Code that draws figures
#####

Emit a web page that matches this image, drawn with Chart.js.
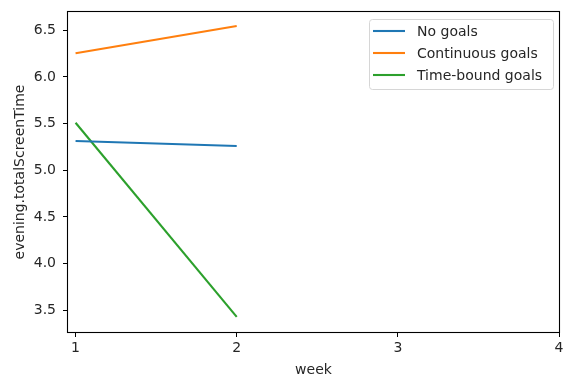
<!DOCTYPE html>
<html>
<head>
<meta charset="utf-8">
<script src="https://cdn.jsdelivr.net/npm/chart.js@4"></script>
<style>
  html, body { margin: 0; padding: 0; background: #fff; }
  #c { display: block; }
</style>
</head>
<body>
<canvas id="c" width="563" height="380"></canvas>
<script>
// Weeks and mean evening screen time per group
const weeks = [1, 2];
const noGoals = [5.314, 5.26];
const continuousGoals = [6.254, 6.546];
const timeBoundGoals = [5.51, 3.43];
const seriesNames = ['No goals', 'Continuous goals', 'Time-bound goals'];
const xTicks = [1, 2, 3, 4];
const yTicks = [3.5, 4.0, 4.5, 5.0, 5.5, 6.0, 6.5];

const colors = ['#1f77b4', '#ff7f0e', '#2ca02c'];
const FONT = 'DejaVu Sans';
const FS = 14;
const TEXT = '#262626';

function pts(vals) { return weeks.map((w, i) => ({ x: w, y: vals[i] })); }

// Box around the whole plotting area
const framePlugin = {
  id: 'frame',
  afterDatasetsDraw(chart) {
    const { ctx, chartArea: a } = chart;
    ctx.save();
    ctx.strokeStyle = '#000';
    ctx.lineWidth = 1.1;
    ctx.strokeRect(Math.round(a.left) - 0.5, Math.round(a.top) - 0.5,
                   Math.round(a.right - a.left) + 1, Math.round(a.bottom - a.top) + 1);
    ctx.restore();
  }
};

// Legend drawn inside the plot, upper right
const innerLegend = {
  id: 'innerLegend',
  afterDraw(chart) {
    const { ctx, chartArea: a } = chart;
    const ds = chart.data.datasets;
    const rowH = 22, padL = 4, padR = 6, lineLen = 32, gap = 12;
    ctx.save();
    ctx.font = FS + 'px "' + FONT + '"';
    let tw = 0;
    ds.forEach(d => { tw = Math.max(tw, ctx.measureText(d.label).width); });
    const w = Math.max(184, padL + lineLen + gap + tw + padR);
    const h = 70;
    const x = a.right - 6 - w;
    const y = a.top + 7;
    ctx.beginPath();
    ctx.roundRect(x + 0.5, y + 0.5, w, h, 3);
    ctx.fillStyle = 'rgba(255,255,255,0.8)';
    ctx.fill();
    ctx.strokeStyle = '#d6d6d6';
    ctx.lineWidth = 1;
    ctx.stroke();
    ds.forEach((d, i) => {
      const cy = y + 12 + i * rowH;
      ctx.beginPath();
      ctx.moveTo(x + padL, cy);
      ctx.lineTo(x + padL + lineLen, cy);
      ctx.strokeStyle = d.borderColor;
      ctx.lineWidth = 2.1;
      ctx.stroke();
      ctx.fillStyle = TEXT;
      ctx.textBaseline = 'middle';
      ctx.textAlign = 'left';
      ctx.fillText(d.label, x + padL + lineLen + gap, cy + 1);
    });
    ctx.restore();
  }
};

new Chart(document.getElementById('c'), {
  type: 'line',
  data: {
    datasets: [noGoals, continuousGoals, timeBoundGoals].map((vals, i) => ({
      label: seriesNames[i],
      data: pts(vals),
      borderColor: colors[i],
      backgroundColor: colors[i],
      borderWidth: 2.1,
      pointRadius: 0,
      tension: 0,
      fill: false
    }))
  },
  options: {
    responsive: false,
    animation: false,
    devicePixelRatio: 1,
    layout: { padding: { left: 0, top: 12, right: 4, bottom: 0 } },
    plugins: {
      legend: { display: false },
      tooltip: { enabled: false }
    },
    scales: {
      x: {
        type: 'linear',
        min: 0.953,
        max: 4,
        afterBuildTicks(s) { s.ticks = xTicks.map(v => ({ value: v })); },
        afterFit(s) { s.height = 48; s.paddingRight = 0; s.paddingLeft = 0; },
        grid: { drawOnChartArea: false, drawTicks: true, tickLength: 5, color: '#000' },
        border: { display: false },
        ticks: {
          font: { family: FONT, size: FS },
          color: TEXT,
          padding: 3,
          maxRotation: 0,
          callback: v => String(v)
        },
        title: {
          display: true,
          text: 'week',
          font: { family: FONT, size: FS },
          color: TEXT,
          padding: { top: 0, bottom: 1 }
        }
      },
      y: {
        type: 'linear',
        min: 3.268,
        max: 6.696,
        afterBuildTicks(s) { s.ticks = yTicks.map(v => ({ value: v })); },
        afterFit(s) { s.width = 68; s.paddingTop = 0; s.paddingBottom = 0; },
        grid: { drawOnChartArea: false, drawTicks: true, tickLength: 5, color: '#000' },
        border: { display: false },
        ticks: {
          font: { family: FONT, size: FS },
          color: TEXT,
          padding: 7,
          callback: v => v.toFixed(1)
        },
        title: {
          display: true,
          text: 'evening.totalScreenTime',
          font: { family: FONT, size: FS },
          color: TEXT,
          padding: { top: 12, bottom: 0 }
        }
      }
    }
  },
  plugins: [framePlugin, innerLegend]
});
</script>
</body>
</html>
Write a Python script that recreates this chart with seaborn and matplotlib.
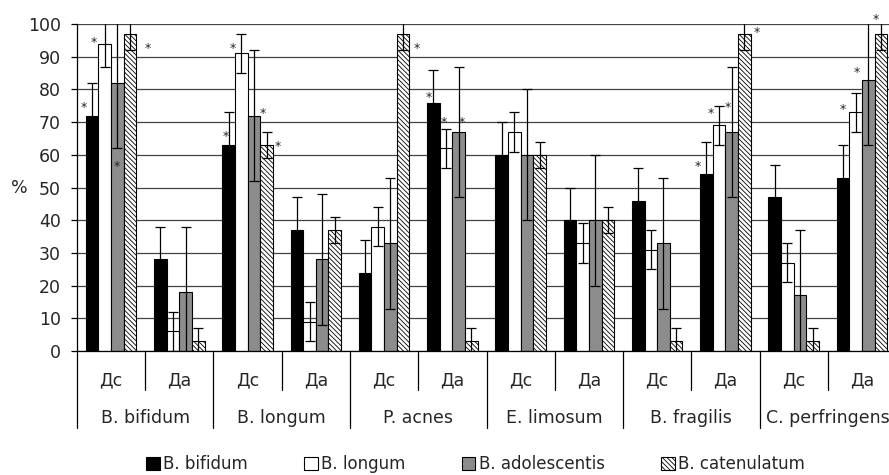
import numpy as np
import pandas as pd
import seaborn as sns
import matplotlib.pyplot as plt
import matplotlib.patches as mpatches
import matplotlib.transforms as mtransforms

# categories on the x axis
groups = ['B. bifidum', 'B. longum', 'P. acnes', 'E. limosum', 'B. fragilis', 'C. perfringens']
subgroups = ['Дс', 'Да']
series = ['B. bifidum', 'B. longum', 'B. adolescentis', 'B. catenulatum']

# values (%) per x position
bifidum = [72, 28, 63, 37, 24, 76, 60, 40, 46, 54, 47, 53]
longum = [94, 6, 91, 9, 38, 62, 67, 33, 31, 69, 27, 73]
adolescentis = [82, 18, 72, 28, 33, 67, 60, 40, 33, 67, 17, 83]
catenulatum = [97, 3, 63, 37, 97, 3, 60, 40, 3, 97, 3, 97]

bifidum_err = [10, 10, 10, 10, 10, 10, 10, 10, 10, 10, 10, 10]
longum_err = [7, 6, 6, 6, 6, 6, 6, 6, 6, 6, 6, 6]
adolescentis_err = [20, 20, 20, 20, 20, 20, 20, 20, 20, 20, 20, 20]
catenulatum_err = [5, 4, 4, 4, 5, 4, 4, 4, 4, 5, 4, 5]

# asterisks: x position index, offset within the group, height
star_pos = [0, 0, 0, 0, 2, 2, 2, 2, 4, 5, 5, 5, 9, 9, 9, 9, 11, 11, 11]
star_dx = [-0.40, -0.26, 0.09, 0.53, -0.32, -0.22, 0.22, 0.44, 0.48,
           -0.35, -0.13, 0.14, -0.41, -0.21, 0.04, 0.46, -0.28, -0.07, 0.21]
star_y = [76, 96, 58, 94, 67, 94, 74, 64, 94, 79, 71.5, 71.5, 58, 74, 76, 99, 75.5, 86.6, 103]

colors = ['black', 'white', '#8c8c8c', 'white']
hatches = [None, None, None, '\\\\\\\\\\\\\\']

sns.set_style('white')
plt.rcParams['font.family'] = ['DejaVu Sans']
plt.rcParams['hatch.linewidth'] = 0.6

xcats = [f'{g} {s}' for g in groups for s in subgroups]
df = pd.DataFrame({
    'x': xcats * 4,
    'series': np.repeat(series, len(xcats)),
    'value': bifidum + longum + adolescentis + catenulatum,
})
errs = [bifidum_err, longum_err, adolescentis_err, catenulatum_err]

fig = plt.figure(figsize=(8.89, 4.75), dpi=100)
ax = fig.add_axes([0.0866, 0.261, 0.9213, 0.6884])

sns.barplot(data=df, x='x', y='value', hue='series', order=xcats, hue_order=series,
            palette=colors, saturation=1, edgecolor='black', linewidth=0.8,
            width=0.74, errorbar=None, legend=False, ax=ax)

for cont, err, h in zip(ax.containers, errs, hatches):
    xs = [p.get_x() + p.get_width() / 2 for p in cont.patches]
    ys = [p.get_height() for p in cont.patches]
    if h:
        for p in cont.patches:
            p.set_hatch(h)
    ax.errorbar(xs, ys, yerr=err, fmt='none', ecolor='black', elinewidth=0.9,
                capsize=3.8, capthick=0.9, zorder=5)

for p, dx, y in zip(star_pos, star_dx, star_y):
    ax.text(p + dx, y - 1.5, '*', ha='center', va='center', fontsize=9, clip_on=False)

ax.set_xlim(-0.5, len(xcats) - 0.5)
ax.set_ylim(0, 100)
ax.set_yticks(range(0, 101, 10))
ax.set_xticks([])
ax.set_xlabel('')
ax.set_ylabel('%', rotation=0, va='center', ha='center', fontsize=12.5)
ax.yaxis.set_label_coords(-0.07, 0.5)
ax.tick_params(axis='y', left=True, length=4.5, width=0.9, color='black', labelsize=12.5, pad=7)
ax.grid(axis='y', color='#444444', linewidth=0.9)
ax.set_axisbelow(True)
for s in ['top', 'right']:
    ax.spines[s].set_visible(False)
for s in ['left', 'bottom']:
    ax.spines[s].set_color('black')
    ax.spines[s].set_linewidth(0.9)

# two-level x axis labels
trans = mtransforms.blended_transform_factory(ax.transData, ax.transAxes)
for i, lab in enumerate(xcats):
    ax.text(i, -0.089, lab.split(' ')[-1], transform=trans, ha='center', va='center', fontsize=12.5)
for j, g in enumerate(groups):
    ax.text(2 * j + 0.5, -0.205, g, transform=trans, ha='center', va='center', fontsize=12.5)
    ax.plot([2 * j - 0.5] * 2, [0, -0.235], transform=trans, color='black', lw=0.9, clip_on=False)
    ax.plot([2 * j + 0.5] * 2, [0, -0.119], transform=trans, color='black', lw=0.9, clip_on=False)

handles = [mpatches.Patch(facecolor=c, edgecolor='black', hatch=h, linewidth=0.8, label=s)
           for c, h, s in zip(colors, hatches, series)]
fig.legend(handles=handles, loc='center', bbox_to_anchor=(0.535, 0.023), ncol=4, frameon=False,
           fontsize=12, handlelength=0.8, handleheight=0.8, handletextpad=0.2, columnspacing=3.4)

fig.savefig('out.png', dpi=100)
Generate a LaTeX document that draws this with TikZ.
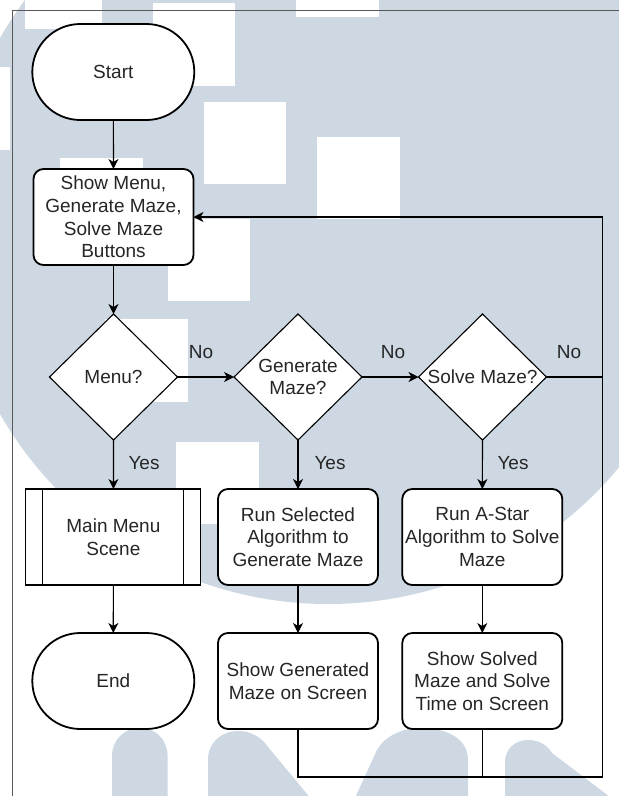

#####

TASK REQUIREMENTS> Retype the records above word for word, from their first line through the line containing "return weeks.map((w, i)", and leave out every picture.

SOLUTION TO THE EXERCISE>
Emit a web page that matches this image, drawn with Chart.js.
<!DOCTYPE html>
<html>
<head>
<meta charset="utf-8">
<script src="https://cdn.jsdelivr.net/npm/chart.js@4"></script>
<style>
  html, body { margin: 0; padding: 0; background: #fff; }
  #c { display: block; }
</style>
</head>
<body>
<canvas id="c" width="563" height="380"></canvas>
<script>
// Weeks and mean evening screen time per group
const weeks = [1, 2];
const noGoals = [5.314, 5.26];
const continuousGoals = [6.254, 6.546];
const timeBoundGoals = [5.51, 3.43];
const seriesNames = ['No goals', 'Continuous goals', 'Time-bound goals'];
const xTicks = [1, 2, 3, 4];
const yTicks = [3.5, 4.0, 4.5, 5.0, 5.5, 6.0, 6.5];

const colors = ['#1f77b4', '#ff7f0e', '#2ca02c'];
const FONT = 'DejaVu Sans';
const FS = 14;
const TEXT = '#262626';

function pts(vals) { return weeks.map((w, i) => ({ x: w, y: vals[i] })); }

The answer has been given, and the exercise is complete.